Task details
Without including the pictures, copy out every line below.

Data extract
##############################

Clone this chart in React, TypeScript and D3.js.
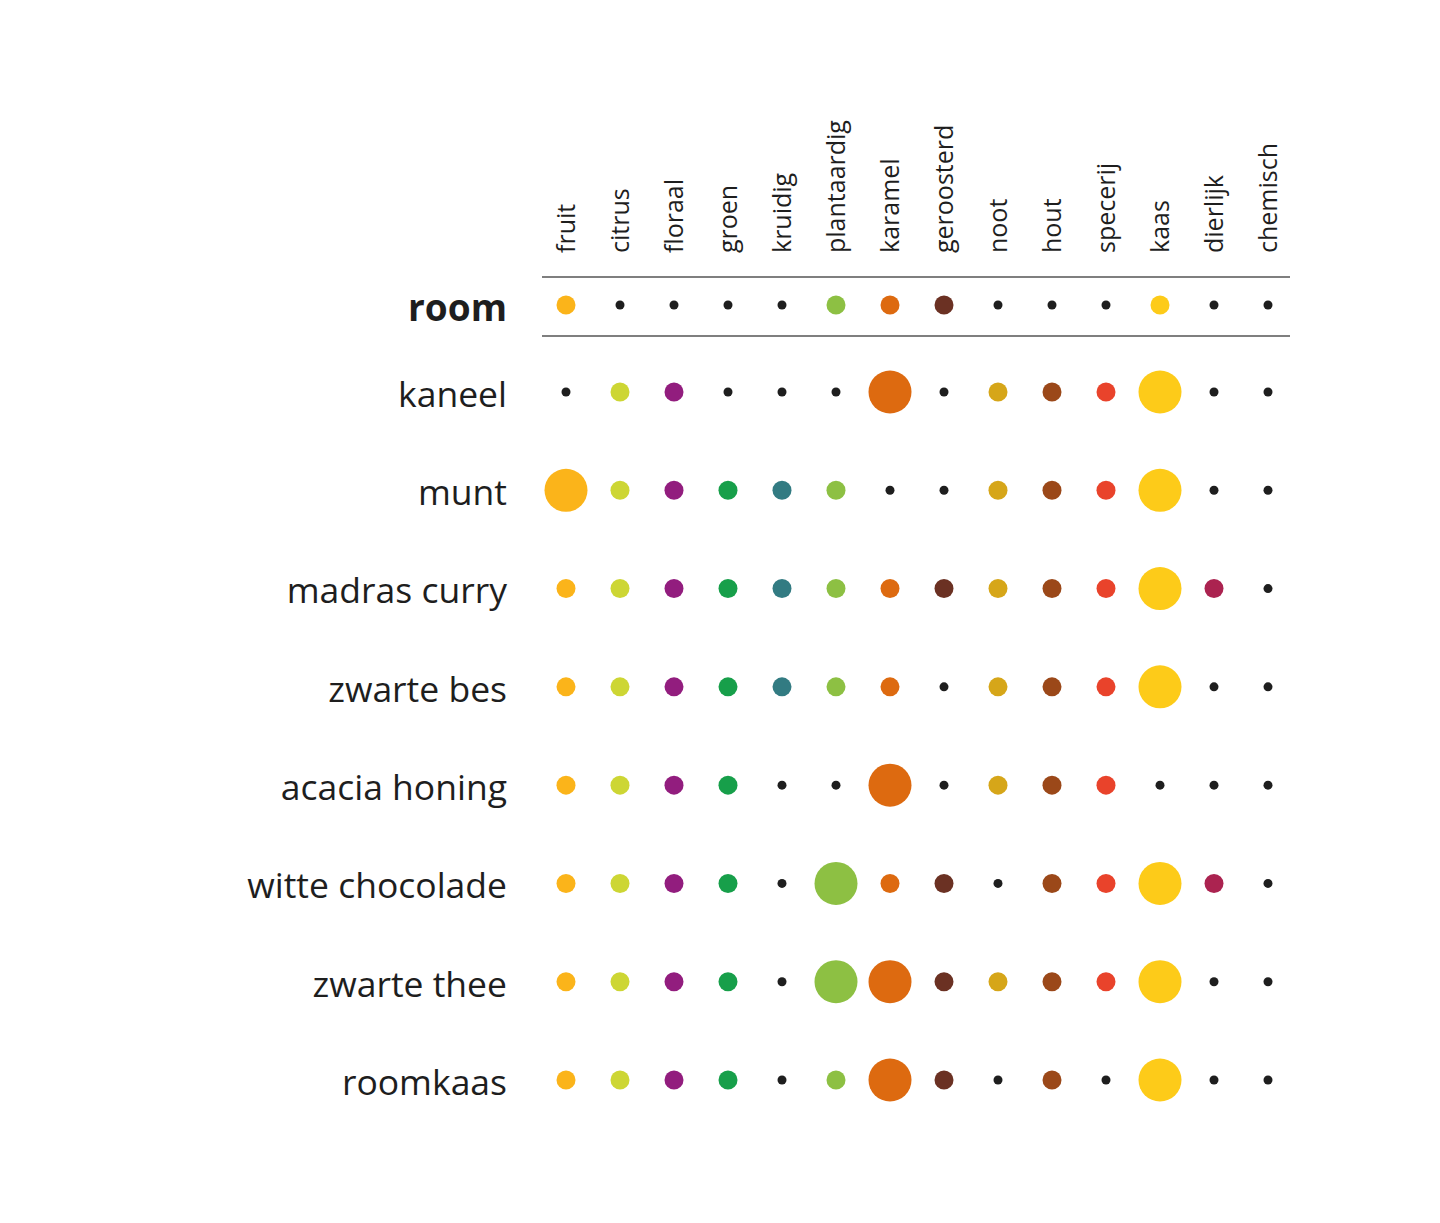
import React from "react";
import * as d3 from "d3";

const aromas = ["fruit", "citrus", "floraal", "groen", "kruidig", "plantaardig", "karamel", "geroosterd", "noot", "hout", "specerij", "kaas", "dierlijk", "chemisch"];
const aromaColors = ["#FBB41A", "#CDD634", "#921D7E", "#179F4A", "#327B82", "#8DC043", "#DD6A10", "#6B3123", "#D6A619", "#9B4819", "#E9432B", "#FDCB19", "#AB2350", "#1e1e1e"];

const headerRow = "room";
const headerValues = [1, 0, 0, 0, 0, 1, 1, 1, 0, 0, 0, 1, 0, 0];

const pairings = ["kaneel", "munt", "madras curry", "zwarte bes", "acacia honing", "witte chocolade", "zwarte thee", "roomkaas"];
const kaneel = [0, 1, 1, 0, 0, 0, 2, 0, 1, 1, 1, 2, 0, 0];
const munt = [2, 1, 1, 1, 1, 1, 0, 0, 1, 1, 1, 2, 0, 0];
const madrasCurry = [1, 1, 1, 1, 1, 1, 1, 1, 1, 1, 1, 2, 1, 0];
const zwarteBes = [1, 1, 1, 1, 1, 1, 1, 0, 1, 1, 1, 2, 0, 0];
const acaciaHoning = [1, 1, 1, 1, 0, 0, 2, 0, 1, 1, 1, 0, 0, 0];
const witteChocolade = [1, 1, 1, 1, 0, 2, 1, 1, 0, 1, 1, 2, 1, 0];
const zwarteThee = [1, 1, 1, 1, 0, 2, 2, 1, 1, 1, 1, 2, 0, 0];
const roomkaas = [1, 1, 1, 1, 0, 1, 2, 1, 0, 1, 0, 2, 0, 0];
const pairingValues = [kaneel, munt, madrasCurry, zwarteBes, acaciaHoning, witteChocolade, zwarteThee, roomkaas];

const FONT = "'Open Sans', 'Noto Sans', sans-serif";
const TEXT = "#1e1e1e";

export default function App() {
  const width = 1440;
  const height = 1223;

  const x = d3.scalePoint<string>().domain(aromas).range([566, 1268]);
  const yHeader = 305;
  const y = d3.scalePoint<string>().domain(pairings).range([392, 1080]);
  const r = d3.scaleOrdinal<number, number>().domain([0, 1, 2]).range([4.5, 9.5, 21.5]);
  const color = (i: number, v: number) => (v === 0 ? TEXT : aromaColors[i]);

  const lineX0 = 542;
  const lineX1 = 1290;
  const labelX = 507;

  const renderRow = (vals: number[], cy: number, key: string) =>
    vals.map((v, i) => (
      <circle key={key + i} cx={x(aromas[i])} cy={cy} r={r(v)} fill={color(i, v)} />
    ));

  return (
    <svg width={width} height={height} style={{ display: "block", position: "absolute", left: 0, top: 0 }} fontFamily={FONT}>
      <rect width={width} height={height} fill="#fff" />
      {aromas.map((a) => (
        <text
          key={"l" + a}
          transform={`translate(${x(a)},253) rotate(-90)`}
          textAnchor="start"
          dy="0.36em"
          fontSize={25}
          fill={TEXT}
        >
          {a}
        </text>
      ))}
      <line x1={lineX0} x2={lineX1} y1={277} y2={277} stroke="#555" strokeWidth={1.5} />
      <line x1={lineX0} x2={lineX1} y1={336} y2={336} stroke="#555" strokeWidth={1.5} />
      <text x={labelX} y={yHeader} dy="0.42em" textAnchor="end" fontSize={37} fontWeight="bold" fill={TEXT}>
        {headerRow}
      </text>
      {renderRow(headerValues, yHeader, "h")}
      {pairings.map((p, j) => (
        <g key={p}>
          <text x={labelX} y={y(p)} dy="0.42em" textAnchor="end" fontSize={35.5} fill={TEXT}>
            {p}
          </text>
          {renderRow(pairingValues[j], y(p) as number, p)}
        </g>
      ))}
    </svg>
  );
}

##############################

Correct response
Clone this chart in React, TypeScript and D3.js.
import React from "react";
import * as d3 from "d3";

const aromas = ["fruit", "citrus", "floraal", "groen", "kruidig", "plantaardig", "karamel", "geroosterd", "noot", "hout", "specerij", "kaas", "dierlijk", "chemisch"];
const aromaColors = ["#FBB41A", "#CDD634", "#921D7E", "#179F4A", "#327B82", "#8DC043", "#DD6A10", "#6B3123", "#D6A619", "#9B4819", "#E9432B", "#FDCB19", "#AB2350", "#1e1e1e"];

const headerRow = "room";
const headerValues = [1, 0, 0, 0, 0, 1, 1, 1, 0, 0, 0, 1, 0, 0];

const pairings = ["kaneel", "munt", "madras curry", "zwarte bes", "acacia honing", "witte chocolade", "zwarte thee", "roomkaas"];
const kaneel = [0, 1, 1, 0, 0, 0, 2, 0, 1, 1, 1, 2, 0, 0];
const munt = [2, 1, 1, 1, 1, 1, 0, 0, 1, 1, 1, 2, 0, 0];
const madrasCurry = [1, 1, 1, 1, 1, 1, 1, 1, 1, 1, 1, 2, 1, 0];
const zwarteBes = [1, 1, 1, 1, 1, 1, 1, 0, 1, 1, 1, 2, 0, 0];
const acaciaHoning = [1, 1, 1, 1, 0, 0, 2, 0, 1, 1, 1, 0, 0, 0];
const witteChocolade = [1, 1, 1, 1, 0, 2, 1, 1, 0, 1, 1, 2, 1, 0];
const zwarteThee = [1, 1, 1, 1, 0, 2, 2, 1, 1, 1, 1, 2, 0, 0];
const roomkaas = [1, 1, 1, 1, 0, 1, 2, 1, 0, 1, 0, 2, 0, 0];
const pairingValues = [kaneel, munt, madrasCurry, zwarteBes, acaciaHoning, witteChocolade, zwarteThee, roomkaas];

const FONT = "'Open Sans', 'Noto Sans', sans-serif";
const TEXT = "#1e1e1e";

export default function App() {
  const width = 1440;
  const height = 1223;

  const x = d3.scalePoint<string>().domain(aromas).range([566, 1268]);
  const yHeader = 305;
  const y = d3.scalePoint<string>().domain(pairings).range([392, 1080]);
  const r = d3.scaleOrdinal<number, number>().domain([0, 1, 2]).range([4.5, 9.5, 21.5]);
  const color = (i: number, v: number) => (v === 0 ? TEXT : aromaColors[i]);

  const lineX0 = 542;
  const lineX1 = 1290;
  const labelX = 507;

  const renderRow = (vals: number[], cy: number, key: string) =>
    vals.map((v, i) => (
      <circle key={key + i} cx={x(aromas[i])} cy={cy} r={r(v)} fill={color(i, v)} />
    ));

  return (
    <svg width={width} height={height} style={{ display: "block", position: "absolute", left: 0, top: 0 }} fontFamily={FONT}>
      <rect width={width} height={height} fill="#fff" />
      {aromas.map((a) => (
        <text
          key={"l" + a}
          transform={`translate(${x(a)},253) rotate(-90)`}
          textAnchor="start"
          dy="0.36em"
          fontSize={25}
          fill={TEXT}
        >
          {a}
        </text>
      ))}
      <line x1={lineX0} x2={lineX1} y1={277} y2={277} stroke="#555" strokeWidth={1.5} />
      <line x1={lineX0} x2={lineX1} y1={336} y2={336} stroke="#555" strokeWidth={1.5} />
      <text x={labelX} y={yHeader} dy="0.42em" textAnchor="end" fontSize={37} fontWeight="bold" fill={TEXT}>
        {headerRow}
      </text>
      {renderRow(headerValues, yHeader, "h")}
      {pairings.map((p, j) => (
        <g key={p}>
          <text x={labelX} y={y(p)} dy="0.42em" textAnchor="end" fontSize={35.5} fill={TEXT}>
            {p}
          </text>
          {renderRow(pairingValues[j], y(p) as number, p)}
        </g>
      ))}
    </svg>
  );
}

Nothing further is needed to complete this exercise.